The mood was lighter inside the HJA Brown Education Centre on Wednesday, April 12, compared to the incensed theatrics as of late.
It was the first night the Peel District School Board implemented new measures to monitor access to meetings by having attendees sign in and provide identification.
Tension lingered outside the building, as protesters opposed to Muslim prayer in Peel schools stood on the sidewalk, while police and security eyed the small group.
Education director Tony Pontes said an estimated $1,500 was spent on additional security Wednesday, with three paid duty Peel police officers and eight guards. That amounts to $6,500 this year on increased security at meetings.

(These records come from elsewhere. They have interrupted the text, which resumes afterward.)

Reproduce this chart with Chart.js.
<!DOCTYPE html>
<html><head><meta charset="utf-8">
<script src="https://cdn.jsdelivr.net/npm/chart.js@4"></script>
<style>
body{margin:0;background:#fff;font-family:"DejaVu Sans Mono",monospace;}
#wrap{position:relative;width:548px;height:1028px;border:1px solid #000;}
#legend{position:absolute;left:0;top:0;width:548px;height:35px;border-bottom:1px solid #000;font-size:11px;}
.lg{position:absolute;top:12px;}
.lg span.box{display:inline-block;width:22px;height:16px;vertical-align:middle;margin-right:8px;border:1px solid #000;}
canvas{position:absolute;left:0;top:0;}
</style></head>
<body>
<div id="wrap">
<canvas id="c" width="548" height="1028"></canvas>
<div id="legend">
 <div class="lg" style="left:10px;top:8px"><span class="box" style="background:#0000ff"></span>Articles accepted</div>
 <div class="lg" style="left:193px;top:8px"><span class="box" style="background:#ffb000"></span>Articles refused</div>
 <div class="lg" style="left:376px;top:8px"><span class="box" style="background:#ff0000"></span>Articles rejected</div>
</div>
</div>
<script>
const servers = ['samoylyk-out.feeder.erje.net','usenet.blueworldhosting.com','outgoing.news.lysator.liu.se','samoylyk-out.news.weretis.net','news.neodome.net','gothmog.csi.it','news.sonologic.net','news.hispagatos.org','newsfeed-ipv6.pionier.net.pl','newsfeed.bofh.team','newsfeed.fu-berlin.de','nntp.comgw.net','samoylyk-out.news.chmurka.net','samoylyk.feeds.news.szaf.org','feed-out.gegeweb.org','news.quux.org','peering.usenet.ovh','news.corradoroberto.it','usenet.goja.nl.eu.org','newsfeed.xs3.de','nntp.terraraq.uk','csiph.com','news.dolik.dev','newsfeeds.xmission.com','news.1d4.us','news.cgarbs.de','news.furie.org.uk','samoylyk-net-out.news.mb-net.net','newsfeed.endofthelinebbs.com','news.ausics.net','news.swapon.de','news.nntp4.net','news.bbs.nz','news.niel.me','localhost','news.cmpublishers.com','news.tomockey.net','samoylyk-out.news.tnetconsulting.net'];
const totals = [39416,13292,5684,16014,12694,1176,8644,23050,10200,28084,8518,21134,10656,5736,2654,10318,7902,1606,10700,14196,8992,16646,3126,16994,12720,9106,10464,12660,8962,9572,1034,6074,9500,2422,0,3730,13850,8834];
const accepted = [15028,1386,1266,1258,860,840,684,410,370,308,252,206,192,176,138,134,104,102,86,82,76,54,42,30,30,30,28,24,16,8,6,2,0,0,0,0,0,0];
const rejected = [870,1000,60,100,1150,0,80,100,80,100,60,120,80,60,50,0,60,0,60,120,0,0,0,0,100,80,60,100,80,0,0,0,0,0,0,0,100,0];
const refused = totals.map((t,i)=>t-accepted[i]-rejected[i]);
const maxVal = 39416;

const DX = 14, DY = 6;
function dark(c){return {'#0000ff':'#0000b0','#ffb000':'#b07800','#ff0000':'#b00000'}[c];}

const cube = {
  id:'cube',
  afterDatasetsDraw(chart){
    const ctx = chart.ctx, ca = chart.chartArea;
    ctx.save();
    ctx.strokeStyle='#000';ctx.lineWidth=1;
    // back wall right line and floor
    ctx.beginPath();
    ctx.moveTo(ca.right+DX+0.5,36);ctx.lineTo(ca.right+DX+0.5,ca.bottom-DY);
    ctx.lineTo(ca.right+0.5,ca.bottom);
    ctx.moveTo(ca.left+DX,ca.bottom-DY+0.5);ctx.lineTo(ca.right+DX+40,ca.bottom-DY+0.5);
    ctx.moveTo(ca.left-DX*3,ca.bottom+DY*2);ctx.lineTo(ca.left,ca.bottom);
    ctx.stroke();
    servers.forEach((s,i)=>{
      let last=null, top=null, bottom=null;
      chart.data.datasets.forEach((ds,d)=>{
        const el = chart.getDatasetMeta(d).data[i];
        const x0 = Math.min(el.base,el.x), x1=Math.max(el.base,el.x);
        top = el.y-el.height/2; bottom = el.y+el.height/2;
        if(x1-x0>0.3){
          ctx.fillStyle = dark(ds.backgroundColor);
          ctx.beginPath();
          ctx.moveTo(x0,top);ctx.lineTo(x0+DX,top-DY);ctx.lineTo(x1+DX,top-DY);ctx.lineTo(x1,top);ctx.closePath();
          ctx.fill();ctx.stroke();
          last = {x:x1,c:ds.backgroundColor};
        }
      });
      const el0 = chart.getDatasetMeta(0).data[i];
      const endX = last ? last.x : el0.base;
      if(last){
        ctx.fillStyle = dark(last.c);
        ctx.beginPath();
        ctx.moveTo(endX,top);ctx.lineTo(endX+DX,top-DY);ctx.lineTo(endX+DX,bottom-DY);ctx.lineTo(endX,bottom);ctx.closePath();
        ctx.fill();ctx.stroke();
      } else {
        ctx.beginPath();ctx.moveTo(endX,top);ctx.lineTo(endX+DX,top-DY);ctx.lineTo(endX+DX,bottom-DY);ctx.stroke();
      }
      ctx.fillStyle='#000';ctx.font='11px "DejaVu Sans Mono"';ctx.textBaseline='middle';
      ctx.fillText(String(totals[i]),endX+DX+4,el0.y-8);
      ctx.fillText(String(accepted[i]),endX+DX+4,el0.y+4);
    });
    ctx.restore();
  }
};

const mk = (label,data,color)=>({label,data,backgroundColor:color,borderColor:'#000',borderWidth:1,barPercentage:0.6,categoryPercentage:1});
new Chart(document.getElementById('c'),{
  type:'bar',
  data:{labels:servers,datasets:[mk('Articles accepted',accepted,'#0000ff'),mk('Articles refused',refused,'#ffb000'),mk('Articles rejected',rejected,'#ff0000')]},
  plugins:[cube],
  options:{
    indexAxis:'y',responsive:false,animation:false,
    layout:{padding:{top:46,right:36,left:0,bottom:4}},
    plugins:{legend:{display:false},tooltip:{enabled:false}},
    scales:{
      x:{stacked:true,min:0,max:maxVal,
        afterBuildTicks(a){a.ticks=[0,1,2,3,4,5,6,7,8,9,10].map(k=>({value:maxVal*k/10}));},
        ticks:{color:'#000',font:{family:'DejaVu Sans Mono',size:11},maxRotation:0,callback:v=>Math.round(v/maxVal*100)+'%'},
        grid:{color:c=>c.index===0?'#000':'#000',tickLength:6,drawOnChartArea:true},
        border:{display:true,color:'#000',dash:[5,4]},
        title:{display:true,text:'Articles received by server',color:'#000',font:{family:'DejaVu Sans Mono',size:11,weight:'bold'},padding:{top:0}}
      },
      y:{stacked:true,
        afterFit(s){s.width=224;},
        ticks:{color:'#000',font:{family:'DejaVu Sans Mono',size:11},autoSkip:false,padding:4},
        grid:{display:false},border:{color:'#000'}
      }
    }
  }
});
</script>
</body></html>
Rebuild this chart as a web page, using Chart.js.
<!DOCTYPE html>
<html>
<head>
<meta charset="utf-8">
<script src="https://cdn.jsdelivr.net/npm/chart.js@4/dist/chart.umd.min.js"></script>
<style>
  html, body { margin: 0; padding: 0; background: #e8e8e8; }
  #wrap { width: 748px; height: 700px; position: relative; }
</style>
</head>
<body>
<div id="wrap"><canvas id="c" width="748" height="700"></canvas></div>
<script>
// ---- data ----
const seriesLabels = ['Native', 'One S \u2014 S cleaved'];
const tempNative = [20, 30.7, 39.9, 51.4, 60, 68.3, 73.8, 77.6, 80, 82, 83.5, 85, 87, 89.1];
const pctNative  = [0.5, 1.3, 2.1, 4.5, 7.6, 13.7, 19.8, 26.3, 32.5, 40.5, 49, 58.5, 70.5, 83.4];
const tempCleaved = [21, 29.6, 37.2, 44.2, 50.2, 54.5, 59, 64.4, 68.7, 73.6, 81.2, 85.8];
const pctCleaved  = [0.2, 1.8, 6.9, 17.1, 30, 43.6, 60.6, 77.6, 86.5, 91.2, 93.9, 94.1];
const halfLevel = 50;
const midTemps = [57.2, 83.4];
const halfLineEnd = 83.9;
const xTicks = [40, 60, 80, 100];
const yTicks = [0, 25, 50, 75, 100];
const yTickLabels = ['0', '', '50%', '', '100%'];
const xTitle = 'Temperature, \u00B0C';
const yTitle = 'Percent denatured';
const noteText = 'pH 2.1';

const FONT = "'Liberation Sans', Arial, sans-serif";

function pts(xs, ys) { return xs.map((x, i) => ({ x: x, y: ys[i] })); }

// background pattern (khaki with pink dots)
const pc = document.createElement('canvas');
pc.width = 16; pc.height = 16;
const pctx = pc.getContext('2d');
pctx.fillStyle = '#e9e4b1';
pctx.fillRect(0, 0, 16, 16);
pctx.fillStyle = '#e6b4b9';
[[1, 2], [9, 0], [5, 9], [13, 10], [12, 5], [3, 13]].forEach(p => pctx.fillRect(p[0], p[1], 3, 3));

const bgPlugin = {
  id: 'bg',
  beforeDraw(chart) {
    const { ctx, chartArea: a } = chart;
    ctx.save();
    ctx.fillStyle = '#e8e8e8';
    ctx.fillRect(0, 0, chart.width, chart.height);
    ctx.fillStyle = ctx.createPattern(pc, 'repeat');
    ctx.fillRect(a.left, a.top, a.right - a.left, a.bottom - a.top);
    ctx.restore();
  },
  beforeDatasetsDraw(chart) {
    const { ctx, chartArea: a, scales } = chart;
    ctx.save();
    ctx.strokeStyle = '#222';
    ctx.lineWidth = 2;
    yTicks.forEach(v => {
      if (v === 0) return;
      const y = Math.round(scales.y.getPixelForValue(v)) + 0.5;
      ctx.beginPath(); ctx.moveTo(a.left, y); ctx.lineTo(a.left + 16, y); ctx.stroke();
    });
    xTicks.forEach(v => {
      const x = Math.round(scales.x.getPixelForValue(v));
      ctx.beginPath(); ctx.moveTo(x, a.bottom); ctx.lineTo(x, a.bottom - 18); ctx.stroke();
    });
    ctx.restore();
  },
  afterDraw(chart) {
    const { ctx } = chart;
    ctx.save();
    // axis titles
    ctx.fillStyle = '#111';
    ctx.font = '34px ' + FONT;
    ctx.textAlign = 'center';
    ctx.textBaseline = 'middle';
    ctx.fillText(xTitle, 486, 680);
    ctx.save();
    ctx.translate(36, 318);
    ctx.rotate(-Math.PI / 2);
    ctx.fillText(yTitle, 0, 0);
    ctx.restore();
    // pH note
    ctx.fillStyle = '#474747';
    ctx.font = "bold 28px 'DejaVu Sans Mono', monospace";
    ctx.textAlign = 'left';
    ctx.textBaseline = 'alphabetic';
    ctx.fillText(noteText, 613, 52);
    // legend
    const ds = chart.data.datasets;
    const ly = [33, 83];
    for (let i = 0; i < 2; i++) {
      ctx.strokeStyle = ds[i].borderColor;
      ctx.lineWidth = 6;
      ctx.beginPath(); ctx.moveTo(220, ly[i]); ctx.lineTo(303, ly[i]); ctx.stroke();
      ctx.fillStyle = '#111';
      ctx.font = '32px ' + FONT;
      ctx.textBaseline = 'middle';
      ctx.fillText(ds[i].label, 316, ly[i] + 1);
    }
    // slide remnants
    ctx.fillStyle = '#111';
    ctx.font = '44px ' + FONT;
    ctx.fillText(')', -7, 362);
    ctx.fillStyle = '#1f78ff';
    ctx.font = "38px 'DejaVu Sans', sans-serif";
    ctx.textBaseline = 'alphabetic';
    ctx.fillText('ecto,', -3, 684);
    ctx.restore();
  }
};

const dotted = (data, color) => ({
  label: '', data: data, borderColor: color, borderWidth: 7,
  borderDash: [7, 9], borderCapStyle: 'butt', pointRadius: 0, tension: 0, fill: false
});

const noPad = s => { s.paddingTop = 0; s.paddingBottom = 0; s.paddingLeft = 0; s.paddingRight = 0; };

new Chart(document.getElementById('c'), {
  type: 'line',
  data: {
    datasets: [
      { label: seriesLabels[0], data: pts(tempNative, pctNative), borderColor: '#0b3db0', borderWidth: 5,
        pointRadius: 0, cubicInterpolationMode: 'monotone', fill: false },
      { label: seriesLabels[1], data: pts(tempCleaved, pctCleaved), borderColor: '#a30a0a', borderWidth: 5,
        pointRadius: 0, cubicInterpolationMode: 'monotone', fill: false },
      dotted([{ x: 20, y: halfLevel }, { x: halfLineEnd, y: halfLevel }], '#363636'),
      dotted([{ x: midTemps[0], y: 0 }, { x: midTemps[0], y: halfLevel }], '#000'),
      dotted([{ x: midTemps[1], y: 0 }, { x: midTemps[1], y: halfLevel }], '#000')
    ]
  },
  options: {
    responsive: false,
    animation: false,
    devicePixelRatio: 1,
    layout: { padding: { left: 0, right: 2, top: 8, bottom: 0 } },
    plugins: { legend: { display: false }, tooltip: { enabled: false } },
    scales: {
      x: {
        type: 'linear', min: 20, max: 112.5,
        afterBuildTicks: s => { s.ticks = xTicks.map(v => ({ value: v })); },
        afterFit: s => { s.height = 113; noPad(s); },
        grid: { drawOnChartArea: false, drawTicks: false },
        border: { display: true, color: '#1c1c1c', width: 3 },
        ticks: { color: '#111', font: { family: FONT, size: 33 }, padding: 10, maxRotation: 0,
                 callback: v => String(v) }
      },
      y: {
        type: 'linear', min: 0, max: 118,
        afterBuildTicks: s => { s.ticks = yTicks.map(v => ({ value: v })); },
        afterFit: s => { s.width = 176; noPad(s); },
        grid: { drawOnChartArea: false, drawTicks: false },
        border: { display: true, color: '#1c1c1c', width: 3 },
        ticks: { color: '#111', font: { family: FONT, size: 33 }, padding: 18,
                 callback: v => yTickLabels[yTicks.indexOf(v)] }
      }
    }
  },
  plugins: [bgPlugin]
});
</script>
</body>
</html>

As well, Pontes said three more individuals have been banned from all board properties — driving up that total to four, which includes former Mississauga mayoral candidate Kevin Johnston, who was among protesters on the sidewalk.
Near the outside entrance, a new group made its presence known. Most of them wore sunglasses, displayed patches from punk bands and had their faces covered.
“I’m here with Peel community members, former students, and we’re here to provide support to people who are looking to come in and out of this meeting,” said Ben, a Toronto student who did not conceal his face. Ben and his cohorts were concerned about attendees being “bothered” by protesters.
The feeling of solidarity was strong inside the board room, where representatives from each union in the Peel board sat in the crowd, some wearing shirts that read: “Standing up Against Hate.”
“This whole religious accommodation thing has become something entirely different,” said Dan Bouchard, president of CUPE 2544.
“It’s become a thing about hate, it’s become a thing about oppression; it’s been a very intimating environment and it shouldn’t be happening.”
Religious accommodation for Muslim students has been an issue all school year. It started last fall when the Muslim community was upset with a procedural change to how Peel schools handled Friday prayer.
Pontes presented his decision on Friday prayer at a heated meeting on Jan. 10. Since then, board meetings have gone off the deep end with crowds against Muslim prayer in Peel schools as well as those opposed to religion in public schools in general.
For the first time since Jan. 10, members of the Muslim community like Sandra Noe attended a board meeting to “support the people who are supporting our children.”
Noe said the overall climate for the Muslim community in Canada has been difficult, citing the attack at a Quebec mosque earlier this year.
Having delegated the board last December about Friday prayer, Noe has been observing the controversy around religious accommodation unfold.
“It’s disruptive in its representation of Peel residents, and it’s disruptive in the image of what Canadians are,” she said.
Given the peaceful feel inside the boardroom on Wednesday, Pontes is optimistic that it could be a sign of tensions subsiding.
Knowing that the minds of those critical of Muslim prayer have likely not changed, he suggested, “Perhaps they see that their voice is shrinking, as other voices are increasing.”